Perkins and his classmates instinctively fell to the ground, turning over desks to create barriers between themselves and the shooter, who seemed to be firing randomly.
“He started shooting around,” Perkins recalls. “I’m not sure how long it lasted. It felt like a really long time, but was probably only a minute or so.”
Perkins said the most striking thing about the shooter was his stoic demeanor.
“He looked like, I guess you could say, serious," he told MSNBC TV hours after the incident. "He didn’t look frightened at all, he didn’t look angry. Just a straight face.”
Perkins' first thoughts were of survival — and the suffering of his mother if he didn’t make it. He tried to think of a course of action, but he was blocked in place by two overturned desks.
When the gunman finally left, Perkins and two other students, one of them bleeding from a wound to the arm, tried to brace the door closed to prevent his return.
“He started to try to open the door again, and then tried to shoot through the door, four, five, maybe six shots,” remembers Perkins. “Fortunately none of those shots hit anyone.”
As he and the other students still standing scrambled to help the injured, they could hear shooting elsewhere in the building.
Perkins said there were about a dozen wounded people in the classroom. He said he used his sweatshirt to try to stanch the bleeding in the shooting victims.
“There was blood pretty much everywhere. It’s just completely unreal … so hard to describe,” he said.
Perkins was one of just four people able to walk out of the classroom, fellow student Erin Sheehan was reported as telling the Collegiate Times, Virginia Tech's student newspaper.
Sheehan said the class had only about 25 people. “And I would say no more than two people didn't show up, were absent,” the paper quoted her as saying. “And of those of us that were in there today, only four of us walked out of that room, but two of us had been injured during the shooting.”
“It seemed so strange,” Sheehan reportedly said. “Because he peeked in twice, earlier in the lesson, like he was looking for someone, somebody, before he started shooting. But then we all heard something like drilling in the walls, and someone thought they sounded like bullets. That's when we blockaded the door to stop anyone from coming in.”

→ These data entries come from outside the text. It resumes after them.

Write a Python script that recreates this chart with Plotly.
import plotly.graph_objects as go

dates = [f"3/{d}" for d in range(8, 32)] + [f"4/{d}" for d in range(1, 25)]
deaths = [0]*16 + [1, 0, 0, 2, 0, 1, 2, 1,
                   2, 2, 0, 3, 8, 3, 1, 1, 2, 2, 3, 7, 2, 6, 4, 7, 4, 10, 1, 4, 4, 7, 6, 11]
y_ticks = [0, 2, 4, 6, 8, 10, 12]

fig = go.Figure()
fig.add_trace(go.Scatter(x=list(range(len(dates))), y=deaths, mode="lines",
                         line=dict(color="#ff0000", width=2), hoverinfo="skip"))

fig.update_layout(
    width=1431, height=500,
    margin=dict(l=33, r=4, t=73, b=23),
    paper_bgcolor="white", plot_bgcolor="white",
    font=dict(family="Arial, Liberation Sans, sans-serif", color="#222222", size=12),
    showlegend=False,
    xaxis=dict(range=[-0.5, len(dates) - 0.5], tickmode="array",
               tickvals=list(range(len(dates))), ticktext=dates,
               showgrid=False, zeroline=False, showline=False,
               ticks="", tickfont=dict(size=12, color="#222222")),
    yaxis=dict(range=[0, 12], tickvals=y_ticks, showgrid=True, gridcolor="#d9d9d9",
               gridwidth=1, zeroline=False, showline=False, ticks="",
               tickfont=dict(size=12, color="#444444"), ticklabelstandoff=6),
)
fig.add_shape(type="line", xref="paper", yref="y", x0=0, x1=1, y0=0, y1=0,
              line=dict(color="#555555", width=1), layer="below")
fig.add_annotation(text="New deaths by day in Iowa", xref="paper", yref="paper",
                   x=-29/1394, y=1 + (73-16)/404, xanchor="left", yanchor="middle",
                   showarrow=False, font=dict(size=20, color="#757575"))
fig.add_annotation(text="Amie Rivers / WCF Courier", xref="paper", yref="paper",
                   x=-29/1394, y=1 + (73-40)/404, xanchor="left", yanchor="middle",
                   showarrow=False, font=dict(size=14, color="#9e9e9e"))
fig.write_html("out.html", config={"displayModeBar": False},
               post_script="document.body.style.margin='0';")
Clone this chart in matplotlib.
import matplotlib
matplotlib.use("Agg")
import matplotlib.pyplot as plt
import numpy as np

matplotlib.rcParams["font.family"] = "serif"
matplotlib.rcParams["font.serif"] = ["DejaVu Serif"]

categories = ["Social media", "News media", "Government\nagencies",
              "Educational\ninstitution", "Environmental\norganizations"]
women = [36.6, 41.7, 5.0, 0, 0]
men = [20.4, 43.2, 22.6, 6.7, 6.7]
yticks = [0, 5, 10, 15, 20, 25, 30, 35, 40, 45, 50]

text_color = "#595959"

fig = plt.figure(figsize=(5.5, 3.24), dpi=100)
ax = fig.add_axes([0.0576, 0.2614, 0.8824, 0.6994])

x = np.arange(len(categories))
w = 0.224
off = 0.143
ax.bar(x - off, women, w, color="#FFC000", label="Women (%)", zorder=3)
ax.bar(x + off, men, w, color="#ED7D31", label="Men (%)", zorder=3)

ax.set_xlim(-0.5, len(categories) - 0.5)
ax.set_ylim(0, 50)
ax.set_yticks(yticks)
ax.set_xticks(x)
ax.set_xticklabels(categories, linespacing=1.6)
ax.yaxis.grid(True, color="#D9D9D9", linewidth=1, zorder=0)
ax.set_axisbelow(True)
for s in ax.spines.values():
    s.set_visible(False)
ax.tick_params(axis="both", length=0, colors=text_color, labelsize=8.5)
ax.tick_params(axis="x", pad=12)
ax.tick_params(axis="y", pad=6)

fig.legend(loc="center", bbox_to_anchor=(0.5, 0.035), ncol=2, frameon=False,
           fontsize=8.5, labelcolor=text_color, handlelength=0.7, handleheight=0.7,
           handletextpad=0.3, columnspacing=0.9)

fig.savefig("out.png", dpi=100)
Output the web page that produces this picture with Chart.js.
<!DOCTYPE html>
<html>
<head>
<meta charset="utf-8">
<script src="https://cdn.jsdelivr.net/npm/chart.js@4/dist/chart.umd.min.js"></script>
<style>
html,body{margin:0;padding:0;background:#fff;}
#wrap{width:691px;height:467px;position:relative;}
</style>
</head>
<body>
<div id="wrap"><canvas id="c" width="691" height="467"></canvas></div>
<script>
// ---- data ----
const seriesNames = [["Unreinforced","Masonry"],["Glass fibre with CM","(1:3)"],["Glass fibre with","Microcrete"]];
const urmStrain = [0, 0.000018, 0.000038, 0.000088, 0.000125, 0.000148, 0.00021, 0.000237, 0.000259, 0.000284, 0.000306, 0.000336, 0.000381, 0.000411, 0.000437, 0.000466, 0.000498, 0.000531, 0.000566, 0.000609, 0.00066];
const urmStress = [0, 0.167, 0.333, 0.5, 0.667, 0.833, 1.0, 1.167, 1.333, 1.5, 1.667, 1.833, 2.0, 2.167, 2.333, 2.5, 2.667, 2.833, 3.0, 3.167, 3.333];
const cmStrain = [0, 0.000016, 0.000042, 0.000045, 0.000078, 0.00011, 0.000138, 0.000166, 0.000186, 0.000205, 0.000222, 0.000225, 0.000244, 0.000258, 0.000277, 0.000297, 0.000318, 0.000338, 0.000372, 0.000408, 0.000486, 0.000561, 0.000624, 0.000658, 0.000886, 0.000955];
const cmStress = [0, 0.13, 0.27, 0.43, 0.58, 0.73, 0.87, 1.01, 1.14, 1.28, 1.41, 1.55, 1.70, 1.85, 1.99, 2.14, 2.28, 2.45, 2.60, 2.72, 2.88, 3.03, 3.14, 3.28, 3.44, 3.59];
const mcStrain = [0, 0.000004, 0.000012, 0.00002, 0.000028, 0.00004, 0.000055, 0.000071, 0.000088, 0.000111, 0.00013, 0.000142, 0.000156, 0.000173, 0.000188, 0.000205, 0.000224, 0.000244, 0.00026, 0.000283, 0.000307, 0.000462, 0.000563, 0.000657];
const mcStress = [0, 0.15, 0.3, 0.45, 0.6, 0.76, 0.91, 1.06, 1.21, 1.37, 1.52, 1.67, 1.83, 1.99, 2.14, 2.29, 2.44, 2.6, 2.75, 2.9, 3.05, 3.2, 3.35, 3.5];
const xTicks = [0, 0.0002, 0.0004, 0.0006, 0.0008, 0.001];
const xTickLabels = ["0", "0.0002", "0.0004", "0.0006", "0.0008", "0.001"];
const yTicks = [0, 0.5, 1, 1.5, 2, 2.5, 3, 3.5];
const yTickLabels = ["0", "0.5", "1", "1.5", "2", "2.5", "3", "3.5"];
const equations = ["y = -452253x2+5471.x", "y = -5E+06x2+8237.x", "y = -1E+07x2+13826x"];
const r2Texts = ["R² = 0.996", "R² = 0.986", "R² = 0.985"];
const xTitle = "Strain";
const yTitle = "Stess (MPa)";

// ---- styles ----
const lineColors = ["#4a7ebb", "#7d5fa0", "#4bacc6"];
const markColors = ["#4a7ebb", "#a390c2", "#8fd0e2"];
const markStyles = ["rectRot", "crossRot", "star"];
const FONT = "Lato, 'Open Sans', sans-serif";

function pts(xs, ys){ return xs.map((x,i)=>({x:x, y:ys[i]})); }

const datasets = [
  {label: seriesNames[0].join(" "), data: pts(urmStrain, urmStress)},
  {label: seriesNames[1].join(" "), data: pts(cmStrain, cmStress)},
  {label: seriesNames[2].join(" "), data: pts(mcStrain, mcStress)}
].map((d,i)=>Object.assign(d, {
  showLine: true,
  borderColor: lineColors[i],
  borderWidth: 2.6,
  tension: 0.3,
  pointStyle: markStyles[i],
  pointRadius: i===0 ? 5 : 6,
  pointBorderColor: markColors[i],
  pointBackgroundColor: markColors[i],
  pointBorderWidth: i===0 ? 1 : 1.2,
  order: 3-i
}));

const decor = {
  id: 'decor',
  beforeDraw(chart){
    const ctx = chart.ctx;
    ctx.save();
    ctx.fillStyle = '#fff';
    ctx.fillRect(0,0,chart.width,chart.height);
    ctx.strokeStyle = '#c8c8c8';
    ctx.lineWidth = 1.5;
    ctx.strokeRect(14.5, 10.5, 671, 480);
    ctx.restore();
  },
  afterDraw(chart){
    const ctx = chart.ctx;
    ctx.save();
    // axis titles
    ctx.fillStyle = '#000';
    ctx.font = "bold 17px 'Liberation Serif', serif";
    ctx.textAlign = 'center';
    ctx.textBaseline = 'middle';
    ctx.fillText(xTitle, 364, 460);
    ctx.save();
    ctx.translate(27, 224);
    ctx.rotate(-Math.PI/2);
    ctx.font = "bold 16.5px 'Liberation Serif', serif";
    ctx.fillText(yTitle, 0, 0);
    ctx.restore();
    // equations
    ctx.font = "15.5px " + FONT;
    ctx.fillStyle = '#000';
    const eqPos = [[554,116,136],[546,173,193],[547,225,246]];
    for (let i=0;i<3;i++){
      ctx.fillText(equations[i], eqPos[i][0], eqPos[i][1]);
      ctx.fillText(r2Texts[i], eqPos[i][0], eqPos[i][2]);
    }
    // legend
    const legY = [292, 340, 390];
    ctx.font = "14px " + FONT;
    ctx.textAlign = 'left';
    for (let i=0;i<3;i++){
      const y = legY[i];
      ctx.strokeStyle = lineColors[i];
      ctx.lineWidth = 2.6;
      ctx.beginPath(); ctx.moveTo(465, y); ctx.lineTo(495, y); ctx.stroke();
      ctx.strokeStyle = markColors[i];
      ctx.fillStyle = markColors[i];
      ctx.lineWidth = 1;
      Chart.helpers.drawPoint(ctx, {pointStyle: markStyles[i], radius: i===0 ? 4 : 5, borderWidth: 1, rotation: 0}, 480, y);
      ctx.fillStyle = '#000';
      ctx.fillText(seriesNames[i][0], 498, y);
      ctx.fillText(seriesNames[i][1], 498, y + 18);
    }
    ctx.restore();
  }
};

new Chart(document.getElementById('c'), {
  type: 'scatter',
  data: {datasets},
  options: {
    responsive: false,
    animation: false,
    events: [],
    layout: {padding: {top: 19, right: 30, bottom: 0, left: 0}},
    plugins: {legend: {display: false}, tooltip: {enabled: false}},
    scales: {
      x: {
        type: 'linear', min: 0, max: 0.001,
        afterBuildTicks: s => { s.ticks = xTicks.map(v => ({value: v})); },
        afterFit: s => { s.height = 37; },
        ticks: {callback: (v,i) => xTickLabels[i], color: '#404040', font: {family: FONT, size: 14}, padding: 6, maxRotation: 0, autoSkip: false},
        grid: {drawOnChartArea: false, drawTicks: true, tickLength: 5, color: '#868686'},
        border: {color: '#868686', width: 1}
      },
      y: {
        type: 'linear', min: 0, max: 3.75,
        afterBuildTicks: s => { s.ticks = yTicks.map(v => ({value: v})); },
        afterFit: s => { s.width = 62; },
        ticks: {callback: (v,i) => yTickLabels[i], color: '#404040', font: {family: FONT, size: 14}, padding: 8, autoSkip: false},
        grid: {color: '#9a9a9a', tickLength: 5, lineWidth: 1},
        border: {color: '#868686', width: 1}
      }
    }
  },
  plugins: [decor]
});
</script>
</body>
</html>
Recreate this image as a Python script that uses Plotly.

“He was just a normal looking kid, Asian, but he had on a Boy Scout type outfit. He wore a tan button up vest, and this black vest, maybe it was for ammo or something.”
“I saw bullets hit people's body,” Sheehan was quoted as saying. “There was blood everywhere. People in the class were passed out, I don't know maybe from shock from the pain. But I was one of only four that made it out of that classroom. The rest were dead or injured.”